しかし、そのフランス哲学の潮流も、冷戦が終結し、世界の2極構造が崩壊していく過程で目指すべき3極目を失い、衰退していった。
頭を使わない作品ばかり
になったハリウッド映画
こうして、アメリカ流の新自由主義思想がグローバル経済の担い手となるやいなや、先進国の文化はのきなみ “反知性主義” の色合いを強めていった。
それは学問領域だけでなく、娯楽の領域にまで及び、ハリウッド映画では、知性をまったく必要としないアクションシーンだけが連続する作品が高収益をあげるような風潮が生まれた。
なにしろ、映画で興行成績を上げるには、頭を使わせるような映画にしてはダメだということが映画会社の方針となった。
そのためには、子供と親を同時に劇場に呼べるように、子供の知能で理解できる作品にしなければならなくなった。
そうしないと、莫大な広告費を回収できないからだ。
そういう新自由主義の文化傾向は、1990年代の日本でも広まった。
むしろ、日本の場合は、ヨーロッパなどに比べて反知性主義の浸透がスムーズだったといえる。
それは、1980年代に、日本が未曽有のバブル景気を迎えたからだ。
金を派手に使って遊ぶことを覚えた文化に、知性は育たない。
知性というのは、「本を読む」「師との対話を続ける」など、わりと地道な作業を通じてしか身に付かない。
しかし、バブル狂乱のなかでは、そのようなコツコツした作業を積み重ねることは「野暮ったいもの」として遠ざけられていった。
その風潮は、そのまま日本の1990年代に受け継がれた。
このような世界中に蔓延した「反知性主義」は、政治的にはポピュリズム(大衆迎合主義)に傾く。
多くの人が、すでに自分で考える習慣を捨ててしまっているので、そういう人の心にも響くような、攻撃的な言葉で分かりやすく “世直し” を訴えるポピュリストが人気を得る。
これが2016年以降アメリカを襲った “トランプ現象” だ。
トランプ氏は、自分を支えてくれる支持者たちに、「エリートへの反感」を植え付け、ものの見事に、「反エリート」「反マスコミ」「反民主党」の潮流を巻き起こした。
彼は、「本を読まない習慣」に価値をおき、
「自分が生涯のうちに読んだ本は2冊。

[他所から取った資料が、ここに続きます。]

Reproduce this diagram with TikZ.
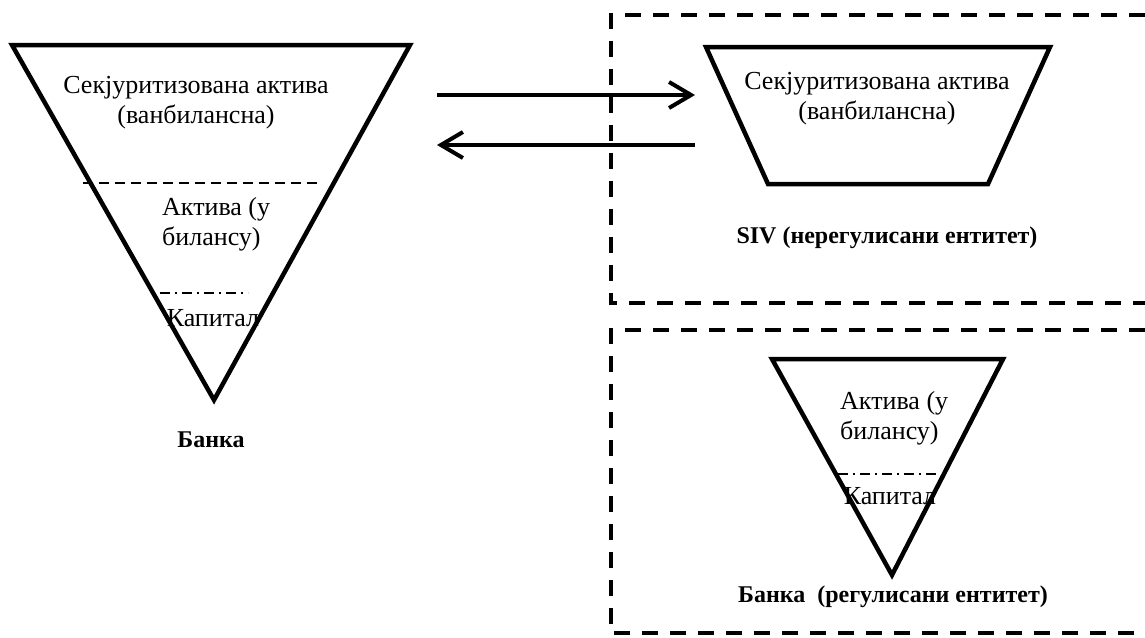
\documentclass[tikz,border=0pt]{standalone}
\usepackage{fontspec}
\setmainfont{Liberation Serif}
\usetikzlibrary{arrows.meta,positioning,calc}

\begin{document}
\begin{tikzpicture}[x=1pt, y=-1pt,
    body/.style={draw, line width=4.5pt, line join=miter},
    sepline/.style={line width=2pt, dash pattern=on 10pt off 6pt},
    capline/.style={line width=2pt, dash pattern=on 10pt off 5pt on 2pt off 5pt},
    boxline/.style={line width=3.5pt, dash pattern=on 16pt off 12pt},
    txt/.style={inner sep=0pt, align=center, font=\fontsize{26}{30}\selectfont},
    ttl/.style={inner sep=0pt, align=center, font=\fontsize{24}{28}\selectfont\bfseries},
    arr/.style={-{Straight Barb[length=22pt, width=26pt, line width=4pt]}, line width=4pt}
]
\useasboundingbox (0,0) rectangle (1145,637);

\coordinate (bl) at (12,45);
\coordinate (br) at (410,45);
\coordinate (bt) at (214,400);
\draw[body] (bl) -- (br) -- (bt) -- cycle;
\node[txt] (sec) at (196,103) {Секјуритизована актива\\(ванбилансна)};
\draw[sepline] (83,183) -- (321,183);
\node[txt, align=left, anchor=west] (akt) at (162,224) {Актива (у\\билансу)};
\draw[capline] (160,293) -- (248,293);
\node[txt] (kap) at (213,318) {Капитал};
\node[ttl] (bank) at (211,440) {Банка};

\draw[boxline] (1145,15) -- (611,15) -- (611,303) -- (1145,303);
\draw[body] (706,47) -- (1050,47) -- (988,184) -- (768,184) -- cycle;
\node[txt] (siva) at (877,99) {Секјуритизована актива\\(ванбилансна)};
\node[ttl] (siv) at (887,238) {SIV (нерегулисани ентитет)};

\coordinate (a1) at (437,95);
\coordinate (b1) at (695,95);
\coordinate (a2) at (695,145);
\coordinate (b2) at (437,145);
\draw[arr] (a1) -- (b1);
\draw[arr] (a2) -- (b2);

\draw[boxline] (1145,330) -- (611,330) -- (611,633) -- (1145,633);
\coordinate (rl) at (772,359);
\coordinate (rr) at (1003,359);
\coordinate (rt) at (892,575);
\draw[body] (rl) -- (rr) -- (rt) -- cycle;
\node[txt, align=left, anchor=west] (rakt) at (840,418) {Актива (у\\билансу)};
\draw[capline] (838,474) -- (940,474);
\node[txt] (rkap) at (890,496) {Капитал};
\node[ttl] (rbank) at (893,597) {Банка\ \ (регулисани ентитет)};
\end{tikzpicture}
\end{document}
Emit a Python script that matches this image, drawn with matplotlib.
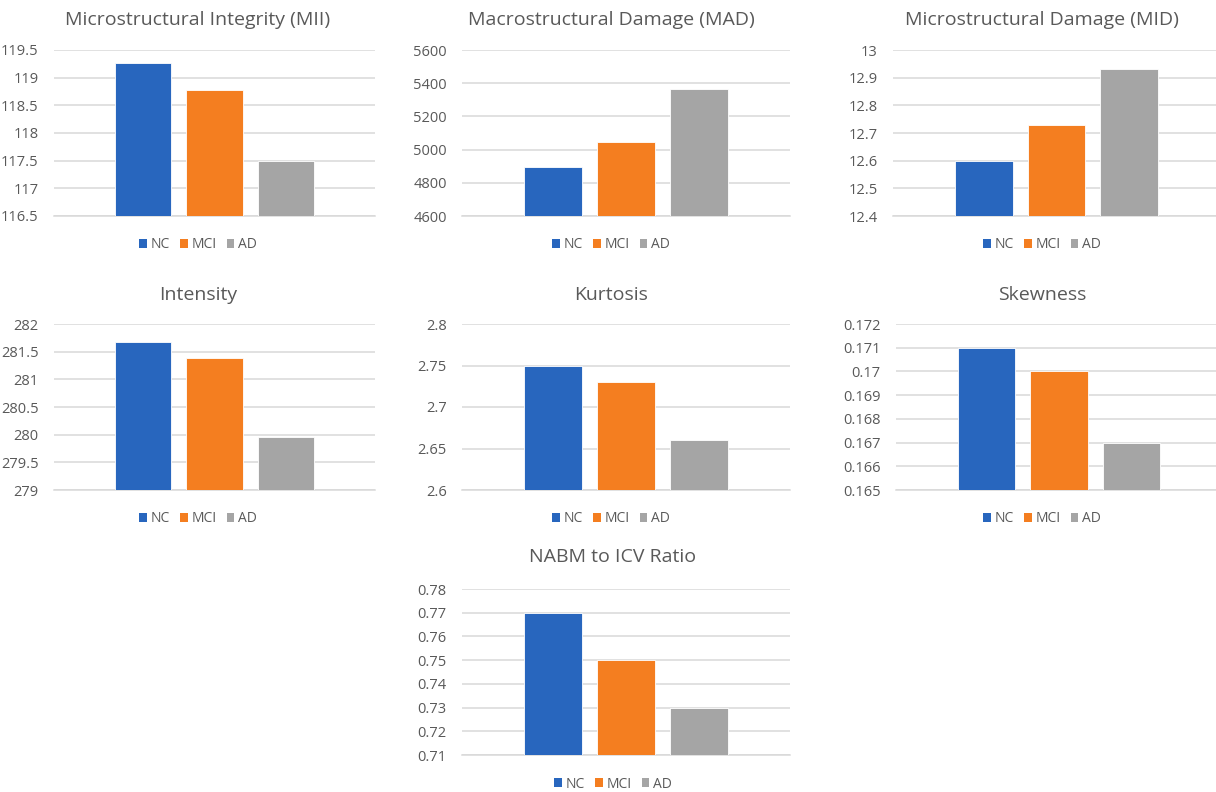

1冊は聖書で、もう1冊は自分で書いた自分の自伝だ」
と豪語。
「読書など、時間の無駄づかいだ」と言い切って、読書コンプレックスを抱いていた “反知性主義者” たちの拍手を浴びた。
こう見ていくと、“トランプ親衛隊” こそ、悲しむべき被害者であることが分かる。
彼らはトランプ氏のこれまでの発言に留飲を下げたが、結局は “いい気持ち” させられて、政治的に利用されただけだった。
トランプ氏によって、経済が上向き、雇用も増えたと評価する人々もいるが、逆に、それと同じぐらいの量で、工場の閉鎖や町の衰退を嘆く人も多かった。
私はかつて、今回の大統領選の激戦区といわれたアリゾナ州、ネバダ州、ユタ州をレンタルモーターホームで旅したことがあったが、そこで出会った人々 … その大半は今回トランプ支持に回ったと思うが …… 彼らはみな観光客にはとても優しく、気持の良い人々であった。
彼らの大半は、純朴で、笑顔がチャーミングで、心の温かさがそのままこちらに伝わってくるような人たちなのだ。
そういう彼らが、ポピュリストのトランプ氏に煽られ、「反エリート」「反マスコミ」「反民主党」を貫く過激思想に染まっていったのは哀しい。